Councils should consider LUAA requirements when planning projects. Each project will differ, but some general guidance on timeframes specified in the LUAA (and related documents) follows, along with ideas about how to make LUAA processes as efficient as possible.
Notifications for Advisory activities must allow 28 days for DJAARA to respond. On occasion, DJAARA might request additional time to allow more information to be provided or to enable traditional owners to properly consider the matter.
After receiving a response, there is no fixed timeline for further consultation and decision making. Council should allow a reasonable time to consider DJAARA’s response on its merits, take any further steps as appropriate (which might include, for example, meeting with DJAARA or visiting the site), and then decide whether and how to proceed with the land use activity.
Notifications for Negotiation activities do not specify a time for the initial response. However, they may mention that if agreement cannot be reached within six months of good faith negotiations, either party may seek an order from VCAT.
Making the processes efficient
DJAARA is governed by a board of directors that meets monthly to consider LUAA notifications (along with its other business). DJAARA can usually respond within 28 days if all necessary information is provided at the outset, including precise information and clear maps.
Please note that DJAARA has limited staff, and its directors are volunteers. At times, DJAARA cannot easily respond promptly. Engaging with DJAARA about planned activities before formal notification can reduce response time and, more importantly, enhance outcomes.
Delays can also occur if legal issues arise, such as questions regarding the correct method for valuing land affected by a Negotiation activity.
Councils should also factor financial considerations into their planning and budgeting. While it is not possible to identify these with precision, the following information may assist.
The LUAA and legislation do not prescribe financial costs for Advisory activities. Of course, suggestions or requests from DJAARA (such as for signage or project design alterations) may have financial implications. Councils should decide such requests with reference to benefits and costs.
For some Advisory activities, DJAARA may remind councils of their obligations under the Aboriginal Heritage Act 2006. These costs could include, for example, that of providing the opportunity for DJAARA to undertake a site visit prior to excavation or construction, or of having a cultural heritage monitor present during works. But these are not new or additional costs arising from the LUAA.
Negotiation and Agreement activities
The LUAA and Traditional Owner Settlement Act mention two sets of financial considerations regarding Negotiation and Agreement activities: community benefits, and reasonable negotiation costs.
Community benefits are negotiated with DJAARA in any negotiation or agreement process under the LUAA. The state (departments, not statutory authorities or local councils) must pay community benefits according to formulae in the LUAA. The formulae are based on percentages of the unimproved market value of the land (or on the value of rental received).
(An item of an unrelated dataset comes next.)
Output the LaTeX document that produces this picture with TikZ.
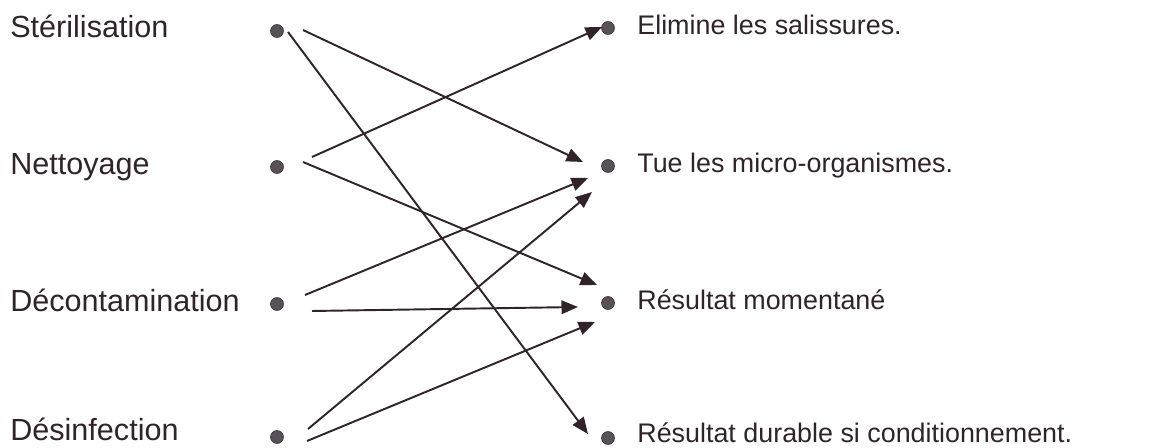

By agreement with DJAARA, the state may pay some or all of the value of the community benefits in non-monetary form.
A local council can offer to use the formulae when it is the decision maker, but is not obliged to do so. Whether community benefits are paid, and their extent, is a matter for negotiation, along with any other conditions on the proposed activity. In the absence of agreement (after 6 months of good faith negotiation), these matters may be determined by VCAT.
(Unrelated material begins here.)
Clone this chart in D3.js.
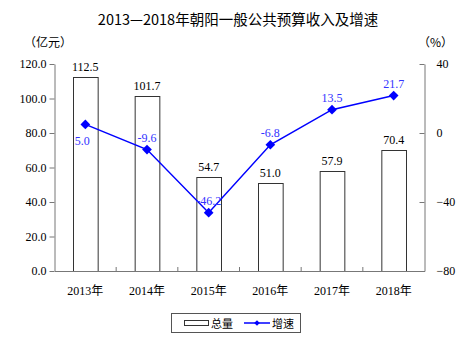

Reasonable negotiation costs of the DDWCAC must be reimbursed by the “responsible person” for the proposed activity. The Traditional Owner Settlement (Negotiation Costs) Regulations 2015 mentions these potential costs:
- decision-making costs, such as site analysis, report writing and consideration of recommendations
- professional service costs, such as legal, economic, geological or engineering services
- travel costs, such as car expenses associated with site visits, or public transport to attend a special meeting.